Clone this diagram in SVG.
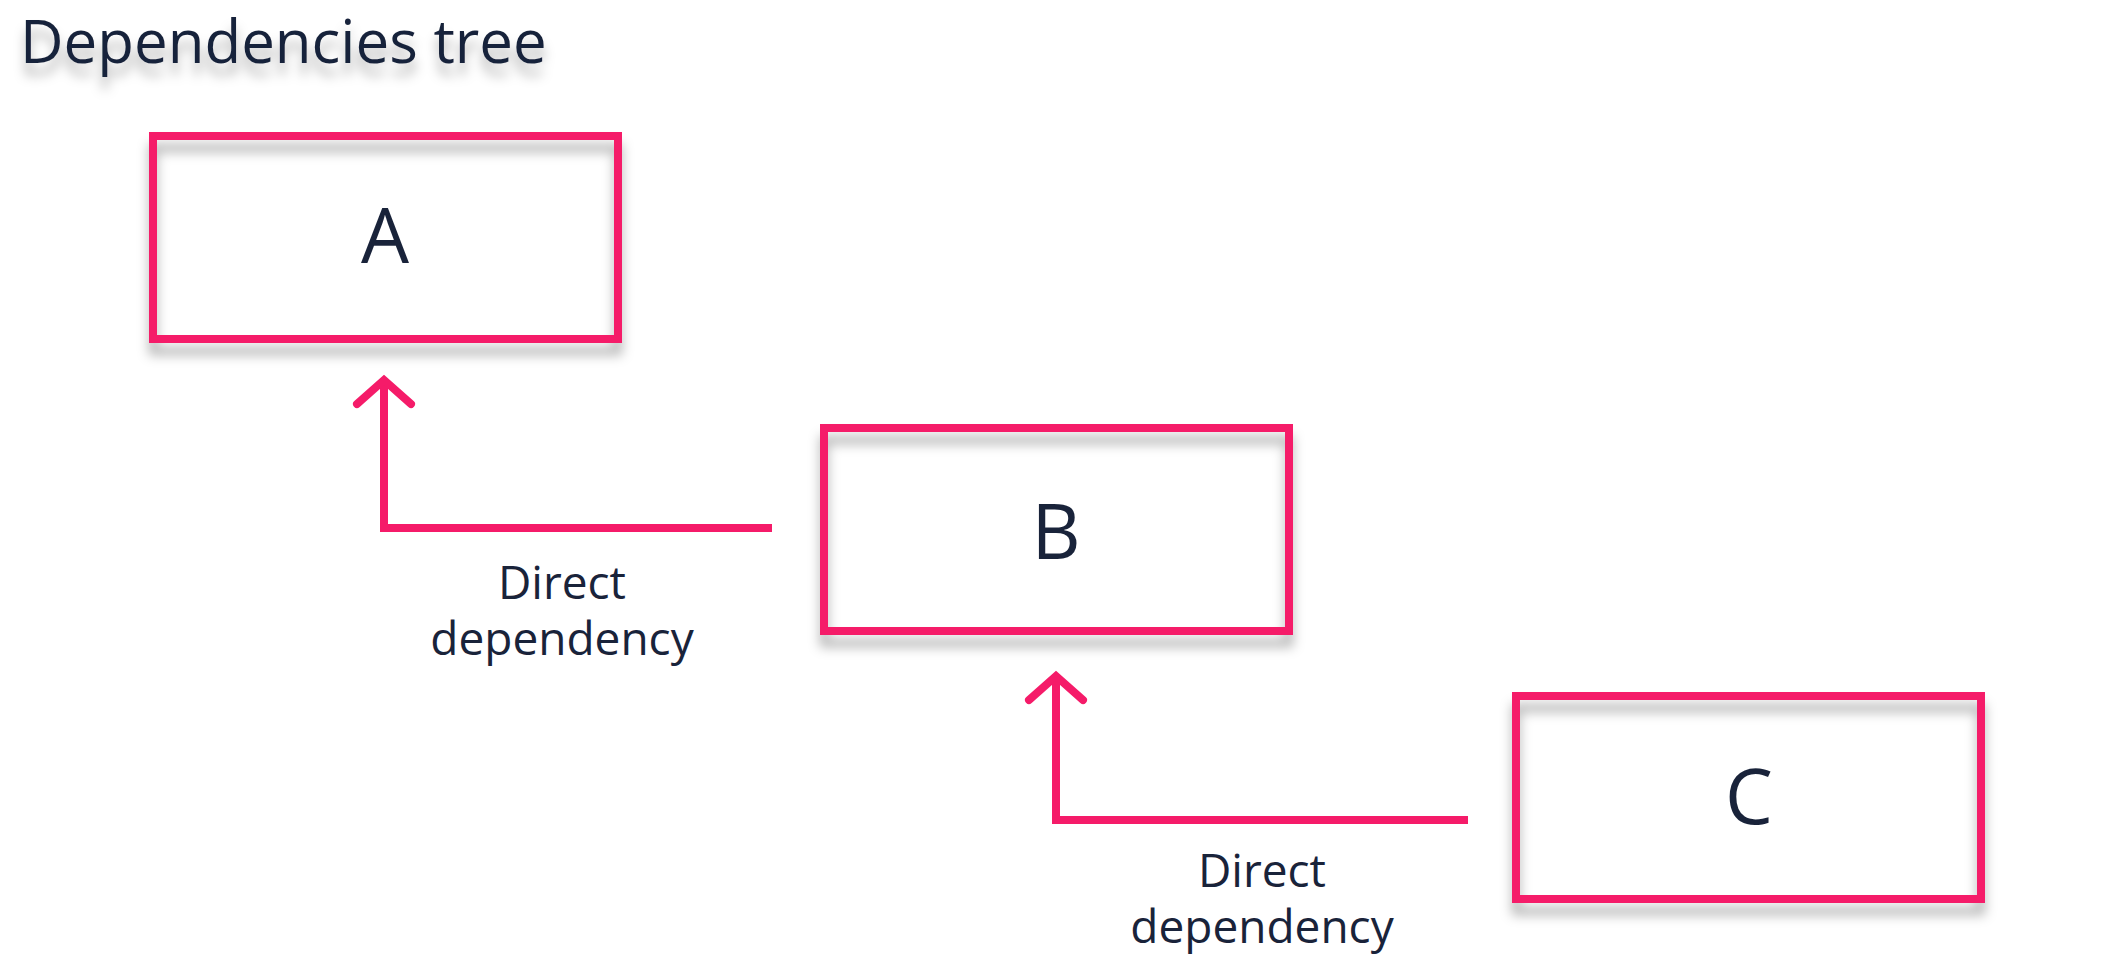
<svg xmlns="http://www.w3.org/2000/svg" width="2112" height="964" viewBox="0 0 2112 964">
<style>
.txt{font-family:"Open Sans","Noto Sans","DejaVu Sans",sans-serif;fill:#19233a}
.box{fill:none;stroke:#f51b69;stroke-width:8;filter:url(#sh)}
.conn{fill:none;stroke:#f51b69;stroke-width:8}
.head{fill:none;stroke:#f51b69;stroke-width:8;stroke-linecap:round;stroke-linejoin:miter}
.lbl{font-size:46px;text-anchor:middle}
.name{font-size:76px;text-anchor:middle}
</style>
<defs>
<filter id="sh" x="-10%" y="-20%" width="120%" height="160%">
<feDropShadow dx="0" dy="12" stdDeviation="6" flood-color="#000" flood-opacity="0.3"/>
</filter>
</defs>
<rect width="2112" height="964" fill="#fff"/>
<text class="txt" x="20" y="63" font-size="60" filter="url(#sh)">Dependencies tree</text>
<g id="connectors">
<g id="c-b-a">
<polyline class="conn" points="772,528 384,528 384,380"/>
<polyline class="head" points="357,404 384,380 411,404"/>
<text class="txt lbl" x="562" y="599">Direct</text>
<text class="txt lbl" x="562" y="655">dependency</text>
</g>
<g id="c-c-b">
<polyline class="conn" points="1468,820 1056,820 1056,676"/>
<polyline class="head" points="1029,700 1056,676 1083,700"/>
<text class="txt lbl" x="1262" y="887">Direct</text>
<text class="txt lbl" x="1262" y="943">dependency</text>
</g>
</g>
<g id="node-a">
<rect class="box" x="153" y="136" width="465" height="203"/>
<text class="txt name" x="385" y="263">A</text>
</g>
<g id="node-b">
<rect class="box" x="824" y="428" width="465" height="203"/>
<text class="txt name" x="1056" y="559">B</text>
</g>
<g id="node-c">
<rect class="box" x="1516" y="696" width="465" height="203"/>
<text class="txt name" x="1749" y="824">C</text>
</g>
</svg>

===============

# [The task]
All the lines above are to be given again exactly as they read, with the pictures removed.

# [Written response]
Clone this diagram in SVG.
<svg xmlns="http://www.w3.org/2000/svg" width="2112" height="964" viewBox="0 0 2112 964">
<style>
.txt{font-family:"Open Sans","Noto Sans","DejaVu Sans",sans-serif;fill:#19233a}
.box{fill:none;stroke:#f51b69;stroke-width:8;filter:url(#sh)}
.conn{fill:none;stroke:#f51b69;stroke-width:8}
.head{fill:none;stroke:#f51b69;stroke-width:8;stroke-linecap:round;stroke-linejoin:miter}
.lbl{font-size:46px;text-anchor:middle}
.name{font-size:76px;text-anchor:middle}
</style>
<defs>
<filter id="sh" x="-10%" y="-20%" width="120%" height="160%">
<feDropShadow dx="0" dy="12" stdDeviation="6" flood-color="#000" flood-opacity="0.3"/>
</filter>
</defs>
<rect width="2112" height="964" fill="#fff"/>
<text class="txt" x="20" y="63" font-size="60" filter="url(#sh)">Dependencies tree</text>
<g id="connectors">
<g id="c-b-a">
<polyline class="conn" points="772,528 384,528 384,380"/>
<polyline class="head" points="357,404 384,380 411,404"/>
<text class="txt lbl" x="562" y="599">Direct</text>
<text class="txt lbl" x="562" y="655">dependency</text>
</g>
<g id="c-c-b">
<polyline class="conn" points="1468,820 1056,820 1056,676"/>
<polyline class="head" points="1029,700 1056,676 1083,700"/>
<text class="txt lbl" x="1262" y="887">Direct</text>
<text class="txt lbl" x="1262" y="943">dependency</text>
</g>
</g>
<g id="node-a">
<rect class="box" x="153" y="136" width="465" height="203"/>
<text class="txt name" x="385" y="263">A</text>
</g>
<g id="node-b">
<rect class="box" x="824" y="428" width="465" height="203"/>
<text class="txt name" x="1056" y="559">B</text>
</g>
<g id="node-c">
<rect class="box" x="1516" y="696" width="465" height="203"/>
<text class="txt name" x="1749" y="824">C</text>
</g>
</svg>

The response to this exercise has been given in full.